◆ Requirements
Please give the entries again in full and exactly, without any picture.

◆ Rows
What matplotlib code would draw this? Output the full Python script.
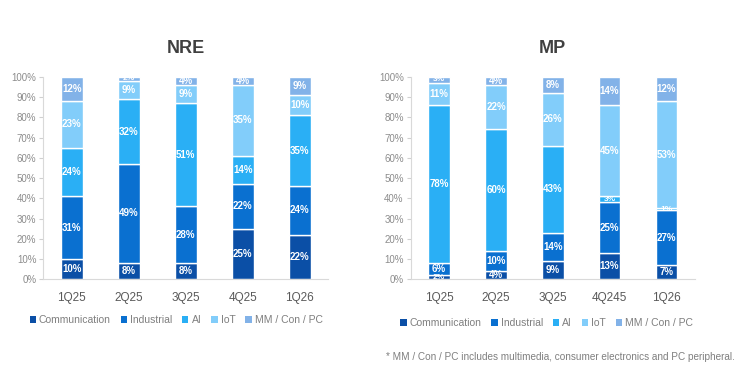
import matplotlib.pyplot as plt
from matplotlib.patches import Patch

plt.rcParams['font.family'] = ['Liberation Sans', 'DejaVu Sans']

# DATA ##########################################

segments = ['Communication', 'Industrial', 'AI', 'IoT', 'MM / Con / PC']
seg_colors = ['#0b4fa6', '#0a70d0', '#2aaff5', '#82cdfa', '#82b2e8']

nre_quarters = ['1Q25', '2Q25', '3Q25', '4Q25', '1Q26']
nre_comm = [10, 8, 8, 25, 22]
nre_ind = [31, 49, 28, 22, 24]
nre_ai = [24, 32, 51, 14, 35]
nre_iot = [23, 9, 9, 35, 10]
nre_mm = [12, 2, 4, 4, 9]

mp_quarters = ['1Q25', '2Q25', '3Q25', '4Q245', '1Q26']
mp_comm = [2, 4, 9, 13, 7]
mp_ind = [6, 10, 14, 25, 27]
mp_ai = [78, 60, 43, 3, 1]
mp_iot = [11, 22, 26, 45, 53]
mp_mm = [3, 4, 8, 14, 12]

# FIGURE ########################################

fig = plt.figure(figsize=(7.4, 3.66), dpi=100)
ax_l = fig.add_axes([0.0585, 0.237, 0.385, 0.553])
ax_r = fig.add_axes([0.555, 0.237, 0.384, 0.553])

grey = '#8c8c8c'


def draw_panel(ax, title, quarters, series):
    x = range(len(quarters))
    bottom = [0] * len(quarters)
    for vals, color in zip(series, seg_colors):
        ax.bar(x, vals, bottom=bottom, width=0.38, color=color,
               edgecolor='white', linewidth=1.0)
        for i, v in enumerate(vals):
            # tiny slices get a slightly smaller label
            fs = 7 if v >= 4 else 6
            ax.text(i, bottom[i] + v / 2, f'{v}%', ha='center', va='center',
                    color='white', fontsize=fs, fontweight='bold')
        bottom = [b + v for b, v in zip(bottom, vals)]

    ax.set_xlim(-0.5, 4.5)
    ax.set_ylim(0, 100)
    ax.set_yticks(range(0, 101, 10))
    ax.set_yticklabels([f'{t}%' for t in range(0, 101, 10)])
    ax.set_xticks(list(x))
    ax.set_xticklabels(quarters)
    ax.tick_params(axis='y', colors='#d0d0d0', labelcolor=grey, labelsize=7,
                   length=3, width=0.8, pad=2)
    ax.tick_params(axis='x', length=0, labelcolor='#595959', labelsize=8.5,
                   pad=9)
    for side in ['top', 'right']:
        ax.spines[side].set_visible(False)
    for side in ['left', 'bottom']:
        ax.spines[side].set_color('#d9d9d9')
        ax.spines[side].set_linewidth(0.8)
    ax.set_title(title, fontsize=13, fontweight='bold', color='#404040',
                 pad=17)


draw_panel(ax_l, 'NRE', nre_quarters,
           [nre_comm, nre_ind, nre_ai, nre_iot, nre_mm])
draw_panel(ax_r, 'MP', mp_quarters,
           [mp_comm, mp_ind, mp_ai, mp_iot, mp_mm])

# LEGENDS #######################################

handles = [Patch(facecolor=c, edgecolor='none') for c in seg_colors]
leg_kw = dict(ncol=5, frameon=False, fontsize=7.5, handlelength=0.6,
              handleheight=0.6, handletextpad=0.3, columnspacing=0.95,
              labelcolor='#7f7f7f')
fig.legend(handles, segments, loc='center', bbox_to_anchor=(0.238, 0.125),
           **leg_kw)
fig.legend(handles, segments, loc='center', bbox_to_anchor=(0.739, 0.117),
           **leg_kw)

fig.text(0.993, 0.025,
         '* MM / Con / PC includes multimedia, consumer electronics and PC peripheral.',
         ha='right', va='center', fontsize=7.2, color='#7f7f7f')

plt.savefig('out.png', dpi=100)
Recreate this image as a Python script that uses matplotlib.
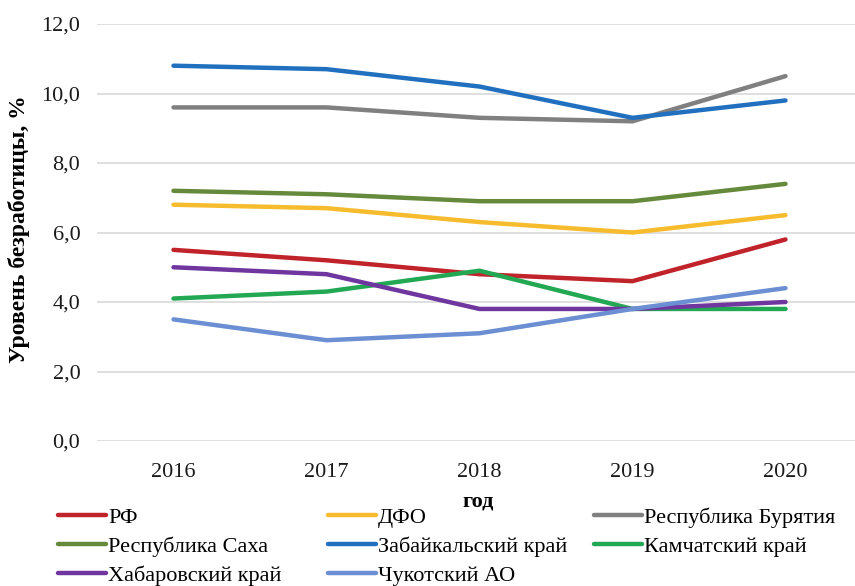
import matplotlib
matplotlib.use("Agg")
import matplotlib.pyplot as plt
from matplotlib.lines import Line2D

years = ["2016", "2017", "2018", "2019", "2020"]
series_names = ["РФ", "ДФО", "Республика Бурятия", "Республика Саха",
                "Забайкальский край", "Камчатский край", "Хабаровский край", "Чукотский АО"]
rf = [5.5, 5.2, 4.8, 4.6, 5.8]
dfo = [6.8, 6.7, 6.3, 6.0, 6.5]
buryatia = [9.6, 9.6, 9.3, 9.2, 10.5]
sakha = [7.2, 7.1, 6.9, 6.9, 7.4]
zabaikal = [10.8, 10.7, 10.2, 9.3, 9.8]
kamchatka = [4.1, 4.3, 4.9, 3.8, 3.8]
khabarovsk = [5.0, 4.8, 3.8, 3.8, 4.0]
chukotka = [3.5, 2.9, 3.1, 3.8, 4.4]
yticks = [0, 2, 4, 6, 8, 10, 12]
ytick_labels = ["0,0", "2,0", "4,0", "6,0", "8,0", "10,0", "12,0"]

colors = ["#c0232a", "#f7bc2d", "#808080", "#668a3c", "#2170bf", "#22a852", "#7036a0", "#6b8fd2"]
data = [rf, dfo, buryatia, sakha, zabaikal, kamchatka, khabarovsk, chukotka]

plt.rcParams['font.family'] = ['Liberation Serif', 'DejaVu Serif']

fig = plt.figure(figsize=(8.55, 5.86), dpi=100)
W, H = 855, 586
ax = fig.add_axes([97 / W, 1 - 441 / H, (862 - 97) / W, (441 - 24) / H])

x = list(range(len(years)))
for vals, c in zip(data, colors):
    ax.plot(x, vals, color=c, lw=3.2, solid_capstyle='round', solid_joinstyle='round', zorder=3)

ax.set_xlim(-0.5, 4.5)
ax.set_ylim(0, 12)
ax.set_yticks(yticks)
ax.set_yticklabels(ytick_labels)
ax.set_xticks(x)
ax.set_xticklabels(years)
ax.tick_params(length=0, labelsize=16, colors="#1a1a1a")
ax.tick_params(axis='x', pad=16)
ax.tick_params(axis='y', pad=12)
for s in ax.spines.values():
    s.set_visible(False)
ax.grid(axis='y', color="#d9d9d9", lw=1.2, zorder=0)
ax.set_axisbelow(True)

fig.text(19 / W, 1 - 229 / H, "Уровень безработицы, %", rotation=90, ha='center', va='center',
         fontsize=17, fontweight='bold')
fig.text(478 / W, 1 - 502 / H, "год", ha='center', va='center', fontsize=16, fontweight='bold')

cols = [[0, 3, 6], [1, 4, 7], [2, 5]]
xstarts = [58, 328, 594]
for col, xs in zip(cols, xstarts):
    handles = [Line2D([], [], color=colors[i], lw=3.2, solid_capstyle='round') for i in col]
    labels = [series_names[i] for i in col]
    leg = fig.legend(handles, labels, loc='upper left', bbox_to_anchor=(xs / W, 1 - 507 / H),
                     frameon=False, fontsize=16, handlelength=2.15, handletextpad=0.1,
                     labelspacing=0.38, borderpad=0, borderaxespad=0)

fig.savefig("out.png", dpi=100)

◆ Response
What matplotlib code would draw this? Output the full Python script.
import matplotlib.pyplot as plt
from matplotlib.patches import Patch

plt.rcParams['font.family'] = ['Liberation Sans', 'DejaVu Sans']

# DATA ##########################################

segments = ['Communication', 'Industrial', 'AI', 'IoT', 'MM / Con / PC']
seg_colors = ['#0b4fa6', '#0a70d0', '#2aaff5', '#82cdfa', '#82b2e8']

nre_quarters = ['1Q25', '2Q25', '3Q25', '4Q25', '1Q26']
nre_comm = [10, 8, 8, 25, 22]
nre_ind = [31, 49, 28, 22, 24]
nre_ai = [24, 32, 51, 14, 35]
nre_iot = [23, 9, 9, 35, 10]
nre_mm = [12, 2, 4, 4, 9]

mp_quarters = ['1Q25', '2Q25', '3Q25', '4Q245', '1Q26']
mp_comm = [2, 4, 9, 13, 7]
mp_ind = [6, 10, 14, 25, 27]
mp_ai = [78, 60, 43, 3, 1]
mp_iot = [11, 22, 26, 45, 53]
mp_mm = [3, 4, 8, 14, 12]

# FIGURE ########################################

fig = plt.figure(figsize=(7.4, 3.66), dpi=100)
ax_l = fig.add_axes([0.0585, 0.237, 0.385, 0.553])
ax_r = fig.add_axes([0.555, 0.237, 0.384, 0.553])

grey = '#8c8c8c'


def draw_panel(ax, title, quarters, series):
    x = range(len(quarters))
    bottom = [0] * len(quarters)
    for vals, color in zip(series, seg_colors):
        ax.bar(x, vals, bottom=bottom, width=0.38, color=color,
               edgecolor='white', linewidth=1.0)
        for i, v in enumerate(vals):
            # tiny slices get a slightly smaller label
            fs = 7 if v >= 4 else 6
            ax.text(i, bottom[i] + v / 2, f'{v}%', ha='center', va='center',
                    color='white', fontsize=fs, fontweight='bold')
        bottom = [b + v for b, v in zip(bottom, vals)]

    ax.set_xlim(-0.5, 4.5)
    ax.set_ylim(0, 100)
    ax.set_yticks(range(0, 101, 10))
    ax.set_yticklabels([f'{t}%' for t in range(0, 101, 10)])
    ax.set_xticks(list(x))
    ax.set_xticklabels(quarters)
    ax.tick_params(axis='y', colors='#d0d0d0', labelcolor=grey, labelsize=7,
                   length=3, width=0.8, pad=2)
    ax.tick_params(axis='x', length=0, labelcolor='#595959', labelsize=8.5,
                   pad=9)
    for side in ['top', 'right']:
        ax.spines[side].set_visible(False)
    for side in ['left', 'bottom']:
        ax.spines[side].set_color('#d9d9d9')
        ax.spines[side].set_linewidth(0.8)
    ax.set_title(title, fontsize=13, fontweight='bold', color='#404040',
                 pad=17)


draw_panel(ax_l, 'NRE', nre_quarters,
           [nre_comm, nre_ind, nre_ai, nre_iot, nre_mm])
draw_panel(ax_r, 'MP', mp_quarters,
           [mp_comm, mp_ind, mp_ai, mp_iot, mp_mm])

# LEGENDS #######################################

handles = [Patch(facecolor=c, edgecolor='none') for c in seg_colors]
leg_kw = dict(ncol=5, frameon=False, fontsize=7.5, handlelength=0.6,
              handleheight=0.6, handletextpad=0.3, columnspacing=0.95,
              labelcolor='#7f7f7f')
fig.legend(handles, segments, loc='center', bbox_to_anchor=(0.238, 0.125),
           **leg_kw)
fig.legend(handles, segments, loc='center', bbox_to_anchor=(0.739, 0.117),
           **leg_kw)

fig.text(0.993, 0.025,
         '* MM / Con / PC includes multimedia, consumer electronics and PC peripheral.',
         ha='right', va='center', fontsize=7.2, color='#7f7f7f')

plt.savefig('out.png', dpi=100)
Recreate this image as a Python script that uses matplotlib.
import matplotlib
matplotlib.use("Agg")
import matplotlib.pyplot as plt
from matplotlib.lines import Line2D

years = ["2016", "2017", "2018", "2019", "2020"]
series_names = ["РФ", "ДФО", "Республика Бурятия", "Республика Саха",
                "Забайкальский край", "Камчатский край", "Хабаровский край", "Чукотский АО"]
rf = [5.5, 5.2, 4.8, 4.6, 5.8]
dfo = [6.8, 6.7, 6.3, 6.0, 6.5]
buryatia = [9.6, 9.6, 9.3, 9.2, 10.5]
sakha = [7.2, 7.1, 6.9, 6.9, 7.4]
zabaikal = [10.8, 10.7, 10.2, 9.3, 9.8]
kamchatka = [4.1, 4.3, 4.9, 3.8, 3.8]
khabarovsk = [5.0, 4.8, 3.8, 3.8, 4.0]
chukotka = [3.5, 2.9, 3.1, 3.8, 4.4]
yticks = [0, 2, 4, 6, 8, 10, 12]
ytick_labels = ["0,0", "2,0", "4,0", "6,0", "8,0", "10,0", "12,0"]

colors = ["#c0232a", "#f7bc2d", "#808080", "#668a3c", "#2170bf", "#22a852", "#7036a0", "#6b8fd2"]
data = [rf, dfo, buryatia, sakha, zabaikal, kamchatka, khabarovsk, chukotka]

plt.rcParams['font.family'] = ['Liberation Serif', 'DejaVu Serif']

fig = plt.figure(figsize=(8.55, 5.86), dpi=100)
W, H = 855, 586
ax = fig.add_axes([97 / W, 1 - 441 / H, (862 - 97) / W, (441 - 24) / H])

x = list(range(len(years)))
for vals, c in zip(data, colors):
    ax.plot(x, vals, color=c, lw=3.2, solid_capstyle='round', solid_joinstyle='round', zorder=3)

ax.set_xlim(-0.5, 4.5)
ax.set_ylim(0, 12)
ax.set_yticks(yticks)
ax.set_yticklabels(ytick_labels)
ax.set_xticks(x)
ax.set_xticklabels(years)
ax.tick_params(length=0, labelsize=16, colors="#1a1a1a")
ax.tick_params(axis='x', pad=16)
ax.tick_params(axis='y', pad=12)
for s in ax.spines.values():
    s.set_visible(False)
ax.grid(axis='y', color="#d9d9d9", lw=1.2, zorder=0)
ax.set_axisbelow(True)

fig.text(19 / W, 1 - 229 / H, "Уровень безработицы, %", rotation=90, ha='center', va='center',
         fontsize=17, fontweight='bold')
fig.text(478 / W, 1 - 502 / H, "год", ha='center', va='center', fontsize=16, fontweight='bold')

cols = [[0, 3, 6], [1, 4, 7], [2, 5]]
xstarts = [58, 328, 594]
for col, xs in zip(cols, xstarts):
    handles = [Line2D([], [], color=colors[i], lw=3.2, solid_capstyle='round') for i in col]
    labels = [series_names[i] for i in col]
    leg = fig.legend(handles, labels, loc='upper left', bbox_to_anchor=(xs / W, 1 - 507 / H),
                     frameon=False, fontsize=16, handlelength=2.15, handletextpad=0.1,
                     labelspacing=0.38, borderpad=0, borderaxespad=0)

fig.savefig("out.png", dpi=100)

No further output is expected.